Input records:

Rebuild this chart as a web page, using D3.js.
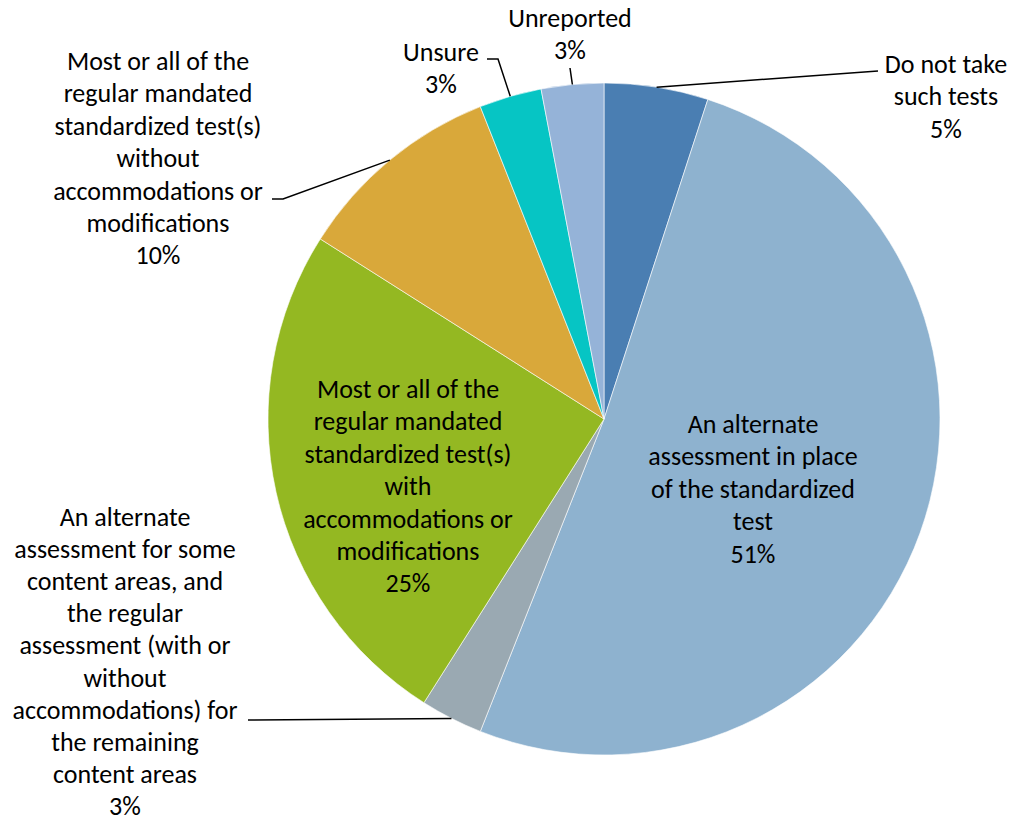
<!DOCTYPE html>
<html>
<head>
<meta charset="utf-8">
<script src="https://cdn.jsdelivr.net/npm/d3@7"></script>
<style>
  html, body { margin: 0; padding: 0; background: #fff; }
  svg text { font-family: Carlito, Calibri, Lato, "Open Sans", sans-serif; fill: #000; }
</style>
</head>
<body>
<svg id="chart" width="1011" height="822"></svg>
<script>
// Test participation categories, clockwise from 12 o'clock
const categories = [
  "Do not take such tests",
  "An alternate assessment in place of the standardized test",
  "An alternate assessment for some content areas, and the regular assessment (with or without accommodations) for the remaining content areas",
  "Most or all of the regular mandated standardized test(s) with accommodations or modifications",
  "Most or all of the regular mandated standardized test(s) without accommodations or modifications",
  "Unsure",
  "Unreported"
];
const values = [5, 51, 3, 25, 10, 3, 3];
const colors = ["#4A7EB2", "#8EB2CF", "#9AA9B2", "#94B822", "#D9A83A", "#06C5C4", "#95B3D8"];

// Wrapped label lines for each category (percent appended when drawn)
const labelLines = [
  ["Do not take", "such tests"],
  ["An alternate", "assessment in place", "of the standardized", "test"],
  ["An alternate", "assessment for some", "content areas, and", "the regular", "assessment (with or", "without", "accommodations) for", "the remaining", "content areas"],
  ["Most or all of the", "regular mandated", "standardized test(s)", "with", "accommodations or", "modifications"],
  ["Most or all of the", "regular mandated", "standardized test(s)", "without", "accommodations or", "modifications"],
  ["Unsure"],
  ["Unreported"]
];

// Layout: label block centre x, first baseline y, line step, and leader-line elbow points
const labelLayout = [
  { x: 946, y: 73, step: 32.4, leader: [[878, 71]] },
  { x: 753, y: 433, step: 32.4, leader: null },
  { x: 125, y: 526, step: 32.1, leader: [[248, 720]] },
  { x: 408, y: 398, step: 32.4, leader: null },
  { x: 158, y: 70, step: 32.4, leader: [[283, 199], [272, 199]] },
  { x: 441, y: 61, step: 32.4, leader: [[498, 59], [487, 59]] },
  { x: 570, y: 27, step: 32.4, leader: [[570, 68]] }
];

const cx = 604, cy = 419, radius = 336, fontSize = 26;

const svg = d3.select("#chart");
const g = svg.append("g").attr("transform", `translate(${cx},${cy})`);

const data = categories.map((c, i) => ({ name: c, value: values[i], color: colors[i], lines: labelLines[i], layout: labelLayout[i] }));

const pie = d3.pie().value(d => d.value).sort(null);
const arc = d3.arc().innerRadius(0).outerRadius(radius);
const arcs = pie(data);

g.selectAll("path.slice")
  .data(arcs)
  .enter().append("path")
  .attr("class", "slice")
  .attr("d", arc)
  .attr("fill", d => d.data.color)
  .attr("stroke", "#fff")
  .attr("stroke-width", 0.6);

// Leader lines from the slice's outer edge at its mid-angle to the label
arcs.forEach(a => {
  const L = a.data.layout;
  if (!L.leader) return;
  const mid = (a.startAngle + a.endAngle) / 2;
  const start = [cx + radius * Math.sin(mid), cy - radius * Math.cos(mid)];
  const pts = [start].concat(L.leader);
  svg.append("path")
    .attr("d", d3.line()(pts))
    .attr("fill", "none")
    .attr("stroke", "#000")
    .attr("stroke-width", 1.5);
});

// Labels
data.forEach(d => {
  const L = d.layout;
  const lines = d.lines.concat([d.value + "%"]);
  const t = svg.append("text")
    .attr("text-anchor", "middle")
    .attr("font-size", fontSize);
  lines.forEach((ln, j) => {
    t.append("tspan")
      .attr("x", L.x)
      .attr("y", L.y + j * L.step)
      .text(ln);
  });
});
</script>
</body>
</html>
* * *
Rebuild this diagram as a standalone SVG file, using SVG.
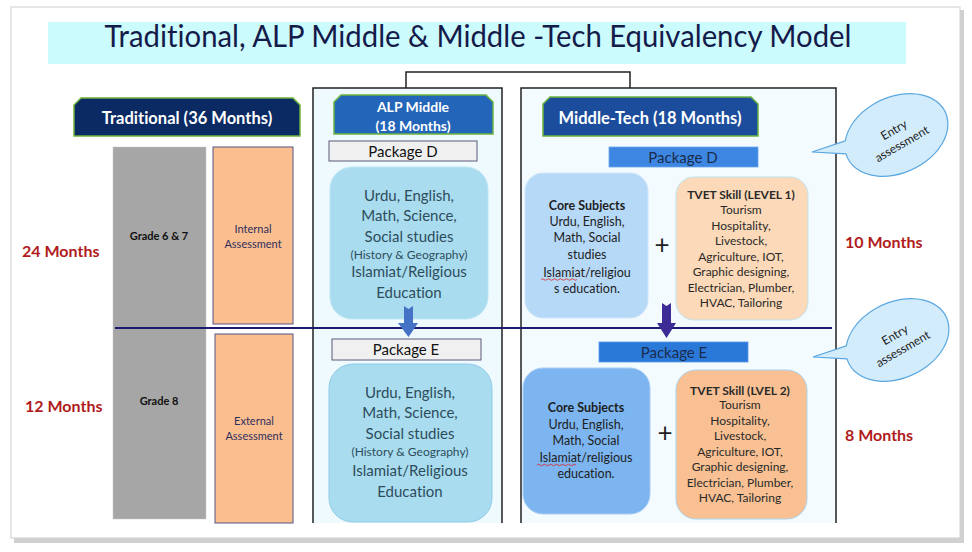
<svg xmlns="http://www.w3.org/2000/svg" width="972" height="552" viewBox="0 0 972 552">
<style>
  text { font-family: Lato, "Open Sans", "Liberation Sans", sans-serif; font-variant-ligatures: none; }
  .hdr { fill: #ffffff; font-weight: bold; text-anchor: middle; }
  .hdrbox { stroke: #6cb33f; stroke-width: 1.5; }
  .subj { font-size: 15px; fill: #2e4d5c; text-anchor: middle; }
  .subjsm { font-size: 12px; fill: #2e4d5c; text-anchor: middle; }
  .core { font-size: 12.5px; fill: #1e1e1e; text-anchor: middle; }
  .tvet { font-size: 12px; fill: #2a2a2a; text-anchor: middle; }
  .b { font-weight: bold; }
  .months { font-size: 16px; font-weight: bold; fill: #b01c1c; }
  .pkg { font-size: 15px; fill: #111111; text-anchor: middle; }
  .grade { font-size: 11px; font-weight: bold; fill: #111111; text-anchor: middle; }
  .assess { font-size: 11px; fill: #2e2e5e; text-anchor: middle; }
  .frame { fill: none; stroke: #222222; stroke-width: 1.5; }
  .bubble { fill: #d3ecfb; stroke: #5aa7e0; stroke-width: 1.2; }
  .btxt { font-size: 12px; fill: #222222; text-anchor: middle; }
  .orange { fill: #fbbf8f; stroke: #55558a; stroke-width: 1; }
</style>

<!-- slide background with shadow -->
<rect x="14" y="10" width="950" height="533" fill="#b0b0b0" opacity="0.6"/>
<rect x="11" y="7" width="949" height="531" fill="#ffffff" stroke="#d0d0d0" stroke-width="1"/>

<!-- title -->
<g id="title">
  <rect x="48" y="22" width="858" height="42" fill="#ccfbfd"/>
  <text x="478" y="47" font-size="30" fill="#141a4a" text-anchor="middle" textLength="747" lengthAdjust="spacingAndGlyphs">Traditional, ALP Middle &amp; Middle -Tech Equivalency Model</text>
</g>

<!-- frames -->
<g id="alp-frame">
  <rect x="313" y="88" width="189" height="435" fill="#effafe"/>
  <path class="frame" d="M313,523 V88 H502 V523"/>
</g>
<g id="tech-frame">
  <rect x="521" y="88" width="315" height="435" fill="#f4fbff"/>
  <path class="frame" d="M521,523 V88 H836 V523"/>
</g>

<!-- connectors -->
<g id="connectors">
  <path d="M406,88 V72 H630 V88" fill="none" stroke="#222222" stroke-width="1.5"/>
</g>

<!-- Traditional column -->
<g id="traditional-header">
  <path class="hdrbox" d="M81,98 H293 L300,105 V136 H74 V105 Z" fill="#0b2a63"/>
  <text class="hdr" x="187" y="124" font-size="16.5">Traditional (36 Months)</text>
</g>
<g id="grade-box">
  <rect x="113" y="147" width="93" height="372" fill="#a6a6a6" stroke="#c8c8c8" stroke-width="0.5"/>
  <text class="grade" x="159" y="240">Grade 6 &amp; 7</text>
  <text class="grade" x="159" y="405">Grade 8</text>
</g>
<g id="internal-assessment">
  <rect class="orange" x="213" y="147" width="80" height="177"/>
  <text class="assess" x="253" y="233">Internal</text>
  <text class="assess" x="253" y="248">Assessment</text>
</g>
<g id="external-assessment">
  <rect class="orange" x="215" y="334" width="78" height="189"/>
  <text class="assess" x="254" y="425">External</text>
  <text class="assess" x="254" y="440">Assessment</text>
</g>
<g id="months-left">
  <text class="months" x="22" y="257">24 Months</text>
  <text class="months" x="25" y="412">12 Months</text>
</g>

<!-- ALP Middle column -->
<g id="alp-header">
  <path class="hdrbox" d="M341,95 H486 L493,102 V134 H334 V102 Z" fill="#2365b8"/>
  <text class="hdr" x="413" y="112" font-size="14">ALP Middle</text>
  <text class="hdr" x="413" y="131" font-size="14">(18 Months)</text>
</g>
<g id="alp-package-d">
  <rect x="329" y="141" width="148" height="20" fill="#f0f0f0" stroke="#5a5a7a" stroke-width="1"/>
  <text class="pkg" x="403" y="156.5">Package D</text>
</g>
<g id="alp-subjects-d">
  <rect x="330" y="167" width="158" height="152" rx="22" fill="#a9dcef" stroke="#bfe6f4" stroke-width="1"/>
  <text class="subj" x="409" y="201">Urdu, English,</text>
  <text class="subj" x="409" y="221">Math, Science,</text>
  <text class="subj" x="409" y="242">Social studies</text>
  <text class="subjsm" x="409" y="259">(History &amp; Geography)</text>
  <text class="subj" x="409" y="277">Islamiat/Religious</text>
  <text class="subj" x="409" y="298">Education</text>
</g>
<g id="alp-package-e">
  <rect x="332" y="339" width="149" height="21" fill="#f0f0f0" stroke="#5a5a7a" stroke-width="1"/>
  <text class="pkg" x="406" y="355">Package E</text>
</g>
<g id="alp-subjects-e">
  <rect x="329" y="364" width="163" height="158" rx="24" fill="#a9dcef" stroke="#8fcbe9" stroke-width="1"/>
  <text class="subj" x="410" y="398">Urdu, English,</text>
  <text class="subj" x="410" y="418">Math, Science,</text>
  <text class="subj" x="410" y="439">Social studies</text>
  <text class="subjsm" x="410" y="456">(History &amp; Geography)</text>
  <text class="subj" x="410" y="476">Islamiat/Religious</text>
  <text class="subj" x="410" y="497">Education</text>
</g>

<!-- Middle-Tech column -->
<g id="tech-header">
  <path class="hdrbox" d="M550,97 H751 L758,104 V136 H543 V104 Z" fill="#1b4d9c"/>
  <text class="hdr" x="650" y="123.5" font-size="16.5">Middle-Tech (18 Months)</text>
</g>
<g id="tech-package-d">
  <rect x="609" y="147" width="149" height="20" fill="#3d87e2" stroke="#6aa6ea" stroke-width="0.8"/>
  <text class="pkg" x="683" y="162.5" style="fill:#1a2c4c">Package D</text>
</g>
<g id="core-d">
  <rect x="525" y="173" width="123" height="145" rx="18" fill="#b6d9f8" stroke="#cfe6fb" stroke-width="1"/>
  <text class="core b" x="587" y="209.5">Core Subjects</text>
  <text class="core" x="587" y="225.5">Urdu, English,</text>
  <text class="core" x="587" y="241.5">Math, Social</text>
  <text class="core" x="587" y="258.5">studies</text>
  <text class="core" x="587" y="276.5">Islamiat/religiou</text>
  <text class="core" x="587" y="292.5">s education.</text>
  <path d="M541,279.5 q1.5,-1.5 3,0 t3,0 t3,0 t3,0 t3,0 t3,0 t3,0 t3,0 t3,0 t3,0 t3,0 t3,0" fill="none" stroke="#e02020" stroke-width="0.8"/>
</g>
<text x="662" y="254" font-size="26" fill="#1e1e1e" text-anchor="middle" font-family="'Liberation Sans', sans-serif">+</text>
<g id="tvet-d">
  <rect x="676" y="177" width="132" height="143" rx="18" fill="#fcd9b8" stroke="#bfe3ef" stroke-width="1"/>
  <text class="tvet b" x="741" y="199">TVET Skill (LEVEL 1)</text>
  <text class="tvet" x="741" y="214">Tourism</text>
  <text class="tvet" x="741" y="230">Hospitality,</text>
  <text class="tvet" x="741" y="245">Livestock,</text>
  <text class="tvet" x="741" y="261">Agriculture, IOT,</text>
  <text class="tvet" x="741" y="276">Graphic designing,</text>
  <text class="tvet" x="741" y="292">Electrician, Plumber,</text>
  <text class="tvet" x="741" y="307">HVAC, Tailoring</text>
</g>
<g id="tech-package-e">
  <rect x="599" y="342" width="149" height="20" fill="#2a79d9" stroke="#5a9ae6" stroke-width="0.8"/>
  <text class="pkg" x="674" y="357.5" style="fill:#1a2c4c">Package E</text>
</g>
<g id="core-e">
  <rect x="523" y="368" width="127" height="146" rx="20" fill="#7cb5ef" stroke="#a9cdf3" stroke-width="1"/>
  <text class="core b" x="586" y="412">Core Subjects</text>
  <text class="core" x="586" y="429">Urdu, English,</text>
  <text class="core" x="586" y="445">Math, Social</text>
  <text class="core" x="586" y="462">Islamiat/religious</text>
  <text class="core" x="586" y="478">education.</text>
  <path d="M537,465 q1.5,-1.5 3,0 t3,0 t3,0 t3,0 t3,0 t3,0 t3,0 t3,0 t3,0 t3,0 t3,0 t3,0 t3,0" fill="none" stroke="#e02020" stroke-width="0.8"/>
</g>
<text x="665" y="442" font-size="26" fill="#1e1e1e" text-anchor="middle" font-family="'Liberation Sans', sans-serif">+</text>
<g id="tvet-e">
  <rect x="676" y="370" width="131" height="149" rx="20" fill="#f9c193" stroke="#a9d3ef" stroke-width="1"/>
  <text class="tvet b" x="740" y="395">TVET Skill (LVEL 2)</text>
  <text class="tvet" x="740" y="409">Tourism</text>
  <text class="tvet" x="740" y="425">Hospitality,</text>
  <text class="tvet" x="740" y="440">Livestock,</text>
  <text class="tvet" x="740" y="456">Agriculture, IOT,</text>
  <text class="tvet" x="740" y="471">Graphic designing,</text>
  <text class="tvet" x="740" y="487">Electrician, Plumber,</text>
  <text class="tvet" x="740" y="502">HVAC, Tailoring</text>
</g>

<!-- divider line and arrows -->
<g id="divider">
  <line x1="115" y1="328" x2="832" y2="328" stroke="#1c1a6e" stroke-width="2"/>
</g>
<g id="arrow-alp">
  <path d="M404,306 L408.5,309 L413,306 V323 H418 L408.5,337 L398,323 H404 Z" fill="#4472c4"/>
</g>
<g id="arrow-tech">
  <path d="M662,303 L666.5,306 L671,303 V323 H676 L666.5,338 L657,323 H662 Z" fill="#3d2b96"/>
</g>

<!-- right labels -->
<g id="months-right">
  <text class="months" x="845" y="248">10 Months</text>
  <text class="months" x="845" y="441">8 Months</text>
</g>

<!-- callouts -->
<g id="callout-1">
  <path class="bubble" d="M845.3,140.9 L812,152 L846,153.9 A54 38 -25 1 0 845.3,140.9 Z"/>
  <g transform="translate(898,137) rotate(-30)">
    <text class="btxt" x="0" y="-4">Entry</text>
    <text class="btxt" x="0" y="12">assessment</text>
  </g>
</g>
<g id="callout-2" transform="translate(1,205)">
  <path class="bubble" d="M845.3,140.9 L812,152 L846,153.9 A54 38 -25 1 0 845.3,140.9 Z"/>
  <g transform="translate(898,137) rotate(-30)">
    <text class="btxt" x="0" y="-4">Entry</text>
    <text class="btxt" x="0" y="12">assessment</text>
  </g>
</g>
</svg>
---
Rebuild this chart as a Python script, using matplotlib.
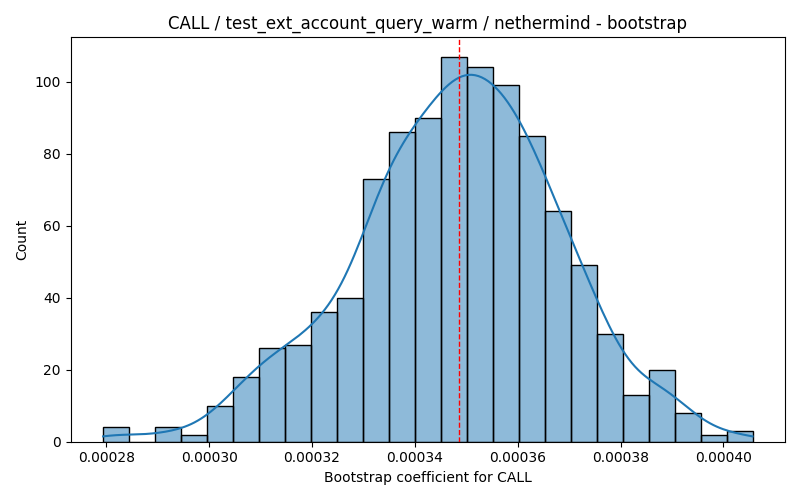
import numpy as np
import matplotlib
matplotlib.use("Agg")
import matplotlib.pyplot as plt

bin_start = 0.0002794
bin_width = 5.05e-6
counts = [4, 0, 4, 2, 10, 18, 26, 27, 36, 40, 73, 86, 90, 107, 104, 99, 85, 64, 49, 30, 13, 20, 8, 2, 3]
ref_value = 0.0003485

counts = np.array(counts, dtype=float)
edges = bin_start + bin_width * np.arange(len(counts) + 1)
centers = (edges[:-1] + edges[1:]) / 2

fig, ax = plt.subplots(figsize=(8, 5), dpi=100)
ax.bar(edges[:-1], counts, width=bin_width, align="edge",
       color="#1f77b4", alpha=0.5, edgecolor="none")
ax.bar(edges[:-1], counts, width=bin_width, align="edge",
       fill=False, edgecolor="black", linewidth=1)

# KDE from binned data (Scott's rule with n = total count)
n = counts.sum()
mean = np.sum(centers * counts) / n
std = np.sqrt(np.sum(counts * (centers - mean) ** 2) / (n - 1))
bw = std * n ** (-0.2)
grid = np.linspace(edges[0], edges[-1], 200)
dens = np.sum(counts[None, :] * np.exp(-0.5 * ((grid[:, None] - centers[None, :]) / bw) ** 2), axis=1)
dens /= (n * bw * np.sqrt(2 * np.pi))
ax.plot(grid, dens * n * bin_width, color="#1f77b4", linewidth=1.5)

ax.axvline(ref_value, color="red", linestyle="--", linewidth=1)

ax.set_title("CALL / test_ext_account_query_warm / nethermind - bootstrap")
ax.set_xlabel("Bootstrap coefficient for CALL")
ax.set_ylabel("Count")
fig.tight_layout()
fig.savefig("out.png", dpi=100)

The request:
Return each line of the data that contains the string "using".

Answer for the task:
Rebuild this chart as a web page, using D3.js.
Rebuild this diagram as a standalone SVG file, using SVG.
Rebuild this chart as a Python script, using matplotlib.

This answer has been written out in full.